Frequentist vs Bayesian¶

splita supports both paradigms:

	Frequentist	Bayesian
Question answered	"Is the effect statistically significant?"	"What is the probability that B is better than A?"
Key output	p-value, confidence interval	P(B > A), expected loss, credible interval
splita class	`Experiment`	`BayesianExperiment`
When to use	Standard hypothesis testing, regulatory contexts	Decision-making under uncertainty, business contexts

# Frequentist
from splita import Experiment
result = Experiment(ctrl, trt).run()
print(result.significant)  # True/False

# Bayesian
from splita import BayesianExperiment
result = BayesianExperiment(ctrl, trt).run()
print(result.prob_treatment_better)  # 0.97
print(result.expected_loss)          # 0.001

Common result fields¶

splita result dataclasses share common field names, but some types use domain-specific naming to reflect their statistical meaning.

Standard fields (most result types)¶

Field	Type	Meaning
`pvalue`	`float`	Fixed-horizon p-value from a frequentist test.
`significant`	`bool`	Whether `pvalue < alpha`.
`ci_lower` / `ci_upper`	`float`	Lower and upper bounds of the confidence interval.
`lift`	`float`	Absolute difference (treatment - control).
`alpha`	`float`	Significance level used.

Sequential testing fields (mSPRTState, mSPRTResult)¶

Field	Standard equivalent	Why different
`always_valid_pvalue`	`pvalue`	This is an always-valid p-value, valid at any stopping time.

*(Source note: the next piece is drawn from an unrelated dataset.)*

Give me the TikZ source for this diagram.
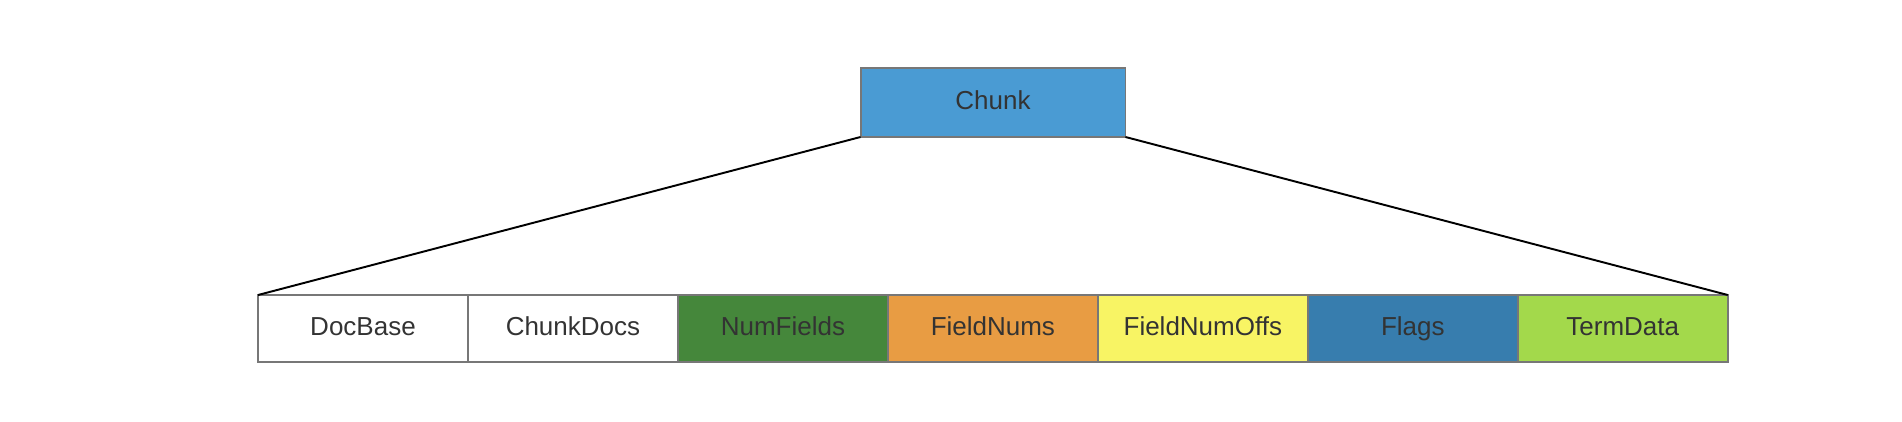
\documentclass[tikz,border=0pt]{standalone}
\usepackage{fontspec}
\setmainfont{Liberation Sans}
\usetikzlibrary{positioning}
\definecolor{chunkblue}{RGB}{74,155,211}
\definecolor{numgreen}{RGB}{69,135,59}
\definecolor{numorange}{RGB}{232,156,67}
\definecolor{offsyellow}{RGB}{248,244,100}
\definecolor{flagblue}{RGB}{55,125,174}
\definecolor{termgreen}{RGB}{163,217,75}
\definecolor{boxgray}{RGB}{119,119,119}
\definecolor{textgray}{RGB}{51,51,51}
\begin{document}
\begin{tikzpicture}[x=0.02cm,y=-0.02cm,
		field/.style={draw=boxgray, line width=1.1pt, minimum width=4.2cm, minimum height=1.34cm,
			inner sep=0pt, outer sep=0pt, text=textgray, text height=1.6ex, text depth=0.1ex,
			font=\fontsize{14.8}{17}\selectfont}]
		\useasboundingbox (0,0) rectangle (1902,422);

		%Chunk
		\node[field, fill=chunkblue, minimum width=5.3cm, minimum height=1.38cm] (chunk) at (993,102.5) {Chunk};

		%Fields
		\node[field] (docbase) at (363,328.5) {DocBase};
		\node[field, right=0pt of docbase] (chunkdocs) {ChunkDocs};
		\node[field, fill=numgreen, right=0pt of chunkdocs] (numfields) {NumFields};
		\node[field, fill=numorange, right=0pt of numfields] (fieldnums) {FieldNums};
		\node[field, fill=offsyellow, right=0pt of fieldnums] (fieldnumoffs) {FieldNumOffs};
		\node[field, fill=flagblue, right=0pt of fieldnumoffs] (flags) {Flags};
		\node[field, fill=termgreen, right=0pt of flags] (termdata) {TermData};

		\draw[line width=1.1pt] (chunk.south west) -- (docbase.north west);
		\draw[line width=1.1pt] (chunk.south east) -- (termdata.north east);

	\end{tikzpicture}
\end{document}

A regular p-value assumes fixed sample size, so reusing the name would be misleading.
`always_valid_ci_lower` / `always_valid_ci_upper`	`ci_lower` / `ci_upper`	Always-valid confidence intervals that remain valid under continuous monitoring.
`should_stop`	`significant`	In sequential testing, "should stop" is the actionable decision, not just "significant".

Bayesian fields (BayesianResult)¶

Field	Standard equivalent	Why different
`prob_b_beats_a`	(no direct equivalent)	Bayesian posterior probability, not a p-value. Values near 1.0 mean strong evidence for treatment.
`expected_loss_a` / `expected_loss_b`	(no direct equivalent)	Expected loss from choosing each variant. A decision-theoretic quantity with no frequentist analog.
`ci_lower` / `ci_upper`	same names	These are credible interval bounds (Bayesian), not confidence intervals, despite sharing the field names.

Multiple testing correction fields (CorrectionResult)¶

Field	Standard equivalent	Why different
`rejected`	`significant`	After correction, "rejected" is the standard term for null hypotheses that were rejected. A metric can be "significant" in isolation but not "rejected" after correction.
`adjusted_pvalues`	`pvalue`	These are corrected p-values, not raw p-values.

Mapping guide¶

If you are writing generic code that processes different result types, here is a quick reference for finding the "p-value-like" and "significant-like" fields:

# Example: get the p-value from any result type
def get_pvalue(result):
    if hasattr(result, 'pvalue'):
        return result.pvalue
    if hasattr(result, 'always_valid_pvalue'):
        return result.always_valid_pvalue
    if hasattr(result, 'logrank_pvalue'):
        return result.logrank_pvalue  # SurvivalResult
    if hasattr(result, 'interaction_pvalue'):
        return result.interaction_pvalue  # InteractionResult
    return None

The experimentation lifecycle¶

Plan -- Use SampleSize to determine how many users you need.
Check -- Use SRMCheck to verify data quality before analysis.
Reduce variance -- Use CUPED or OutlierHandler to improve sensitivity.
Analyze -- Use Experiment or BayesianExperiment to measure the effect.
Monitor -- Use mSPRT or GroupSequential for real-time decisions.
Explain -- Use explain() and report() to communicate results.

splita provides tools for every step.